Giovanni Paolo II ha poi ricordato «i passi in avanti che, anche quest’anno, ha fatto il cammino ecumenico. In verità, occorre riconoscerlo, non sono mancati motivi di amarezza. Ma dobbiamo guardare alle luci più che alle ombre. Tra le luci, oltre alla già menzionata Dichiarazione congiunta con il Patriarca Bartolomeo I, desidero ricordare soprattutto l’incontro con la Delegazione della Chiesa ortodossa di Grecia, che l’11 marzo è venuta a farmi visita, recando un messaggio di Sua Beatitudine Christodoulos, Arcivescovo di Atene e di tutta la Grecia. Se ancora restano motivi di distanza, lascia ben sperare questo atteggiamento di reciproca apertura. Altrettanto va detto riguardo alla visita che mi ha fatto il Patriarca ortodosso di Romania Teoctist, col quale nello scorso ottobre ho firmato una Dichiarazione comune. Quando il Signore ci darà finalmente la gioia della comunione piena con i fratelli ortodossi? La risposta rimane nel mistero della Provvidenza divina. Ma la fiducia in Dio non dispensa certo dall’impegno personale. E’ necessario per questo intensificare soprattutto l’ecumenismo della preghiera e della santità». In conclusione il Papa ha fatto riferimento proprio alla santità, descritta come “la cima” più alta del ‘paesaggio’ ecclesiale”.

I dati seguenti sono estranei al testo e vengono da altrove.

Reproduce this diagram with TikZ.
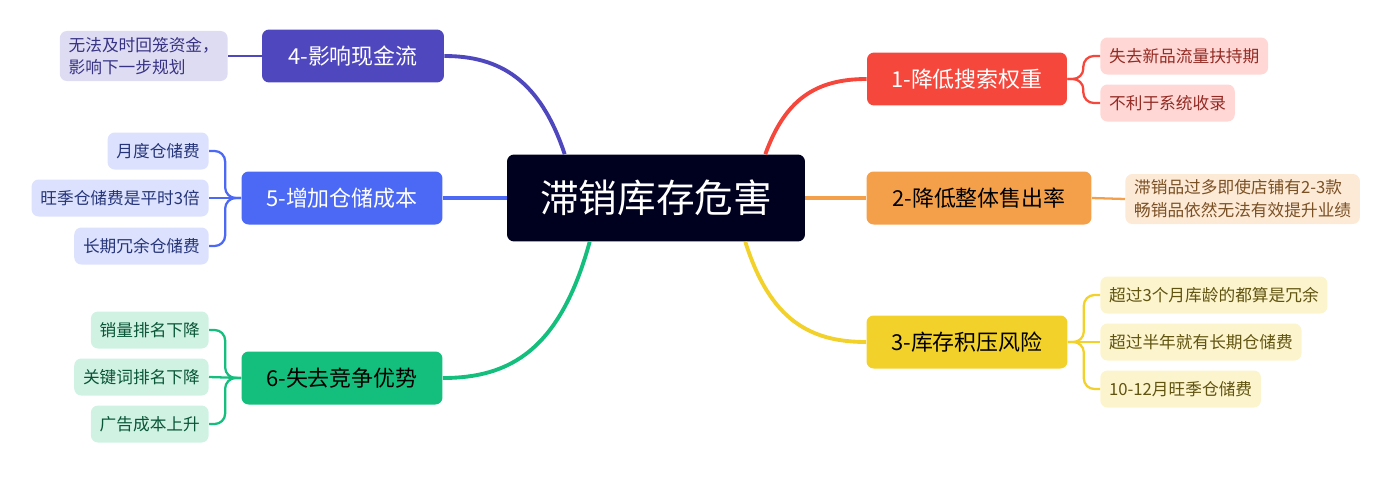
\documentclass[tikz,border=0pt]{standalone}
\usepackage{fontspec}
\setmainfont{Noto Sans CJK SC}
\usetikzlibrary{positioning,calc}
\definecolor{hubc}{HTML}{00001F}
\definecolor{redc}{HTML}{F5473C}\definecolor{redl}{HTML}{FFD8D6}
\definecolor{orac}{HTML}{F4A04A}\definecolor{oral}{HTML}{FDEAD6}
\definecolor{yelc}{HTML}{F2D12A}\definecolor{yell}{HTML}{FCF4CC}
\definecolor{indc}{HTML}{4F47BD}\definecolor{indl}{HTML}{DEDCF2}
\definecolor{bluc}{HTML}{4C69F5}\definecolor{blul}{HTML}{DCE2FD}
\definecolor{grnc}{HTML}{14BE7C}\definecolor{grnl}{HTML}{CFF2E3}
\tikzset{
    % central topic
    hub/.style={rectangle, rounded corners=4pt, fill=hubc, text=white,
           minimum width=5.96cm, minimum height=1.74cm, font=\fontsize{22}{26}\selectfont},
    % main branches
    branch/.style={rectangle, rounded corners=4pt, minimum height=1.06cm,
           font=\fontsize{12.5}{15}\selectfont},
    % leaf notes
    leaf/.style={rectangle, rounded corners=4pt, minimum height=0.74cm, inner xsep=5pt,
           align=left, font=\fontsize{9.5}{13}\selectfont},
    link/.style={line width=2.2pt},
    twig/.style={line width=1.3pt, rounded corners=6pt}
}
\begin{document}
\begin{tikzpicture}[x=0.02cm,y=-0.02cm]
    \useasboundingbox (0,0) rectangle (1393,501);
    \node[hub] (hub) at (656,198) {滞销库存危害};
    % right side
    \node[branch, fill=redc, text=white, minimum width=4cm] (b1) at (967,79) {1-降低搜索权重};
    \node[branch, fill=orac, minimum width=4.5cm] (b2) at (979,198) {2-降低整体售出率};
    \node[branch, fill=yelc, minimum width=4.02cm] (b3) at (967,342) {3-库存积压风险};
    \node[leaf, fill=redl, text=redc!60!black, anchor=west] (l11) at (1100,56) {失去新品流量扶持期};
    \node[leaf, fill=redl, text=redc!60!black, anchor=west] (l12) at (1100,103) {不利于系统收录};
    \node[leaf, fill=oral, text=orac!50!black, anchor=west] (l21) at (1125,199) {滞销品过多即使店铺有2-3款\\畅销品依然无法有效提升业绩};
    \node[leaf, fill=yell, text=yelc!40!black, anchor=west] (l31) at (1100,295) {超过3个月库龄的都算是冗余};
    \node[leaf, fill=yell, text=yelc!40!black, anchor=west] (l32) at (1100,342) {超过半年就有长期仓储费};
    \node[leaf, fill=yell, text=yelc!40!black, anchor=west] (l33) at (1100,389) {10-12月旺季仓储费};
    % left side
    \node[branch, fill=indc, text=white, minimum width=3.64cm] (b4) at (353,56) {4-影响现金流};
    \node[branch, fill=bluc, text=white, minimum width=4.02cm] (b5) at (342,198) {5-增加仓储成本};
    \node[branch, fill=grnc, minimum width=4.02cm] (b6) at (342,378) {6-失去竞争优势};
    \node[leaf, fill=indl, text=indc!70!black, anchor=east] (l41) at (228,56) {无法及时回笼资金，\\影响下一步规划};
    \node[leaf, fill=blul, text=bluc!50!black, anchor=east] (l51) at (209,151) {月度仓储费};
    \node[leaf, fill=blul, text=bluc!50!black, anchor=east] (l52) at (209,198) {旺季仓储费是平时3倍};
    \node[leaf, fill=blul, text=bluc!50!black, anchor=east] (l53) at (209,246) {长期冗余仓储费};
    \node[leaf, fill=grnl, text=grnc!45!black, anchor=east] (l61) at (209,330) {销量排名下降};
    \node[leaf, fill=grnl, text=grnc!45!black, anchor=east] (l62) at (209,377) {关键词排名下降};
    \node[leaf, fill=grnl, text=grnc!45!black, anchor=east] (l63) at (209,424) {广告成本上升};
    % links from hub
    \draw[link, redc] ($(hub.north east)+(-40,0)$) .. controls (785,100) and (815,79) .. (b1.west);
    \draw[link, orac] (hub.east) -- (b2.west);
    \draw[link, yelc] ($(hub.south east)+(-60,0)$) .. controls (770,320) and (810,342) .. (b3.west);
    \draw[link, indc] ($(hub.north west)+(58,0)$) .. controls (540,80) and (500,56) .. (b4.east);
    \draw[link, bluc] (hub.west) -- (b5.east);
    \draw[link, grnc] ($(hub.south west)+(83,0)$) .. controls (560,350) and (510,378) .. (b6.east);
    % twigs to leaves
    \draw[twig, redc] (b1.east) -- ++(16,0) |- (l11.west);
    \draw[twig, redc] (b1.east) -- ++(16,0) |- (l12.west);
    \draw[twig, orac] (b2.east) -- (l21.west);
    \draw[twig, yelc] (b3.east) -- ++(16,0) |- (l31.west);
    \draw[twig, yelc] (b3.east) -- (l32.west);
    \draw[twig, yelc] (b3.east) -- ++(16,0) |- (l33.west);
    \draw[twig, indc] (b4.west) -- (l41.east);
    \draw[twig, bluc] (b5.west) -- ++(-16,0) |- (l51.east);
    \draw[twig, bluc] (b5.west) -- (l52.east);
    \draw[twig, bluc] (b5.west) -- ++(-16,0) |- (l53.east);
    \draw[twig, grnc] (b6.west) -- ++(-16,0) |- (l61.east);
    \draw[twig, grnc] (b6.west) -- (l62.east);
    \draw[twig, grnc] (b6.west) -- ++(-16,0) |- (l63.east);
\end{tikzpicture}
\end{document}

«Anche quest’anno – ha detto – ho avuto la gioia di elevare agli onori degli altari tanti figli della Chiesa, che si sono distinti per la loro fedeltà al Vangelo. Cum Maria contemplemur Christi vultum! E’ nei santi che ‘Dio manifesta vividamente agli uomini la sua presenza e il suo volto’. Rendo lode al Signore per le beatificazioni e canonizzazioni compiute nel corso del viaggio apostolico a Ciudad de Guatemala e a Ciudad de México. E come non menzionare, anche per la particolare eco suscitata nell’opinione pubblica, la canonizzazione di san Pio da Pietrelcina e di san Josemaria Escrivá de Balaguer? Nel segno della santità si è pure svolto il mio viaggio apostolico in Polonia, per la dedicazione del Santuario della Divina Misericordia. In quell’occasione ho potuto ancora una volta ricordare al nostro mondo, tentato dallo scoraggiamento di fronte ai tanti problemi irrisolti e alle incognite minacciose del futuro, che Dio è “ricco di misericordia». Per chi confida in Lui mai nulla è definitivamente perduto; tutto può essere ricostruito”.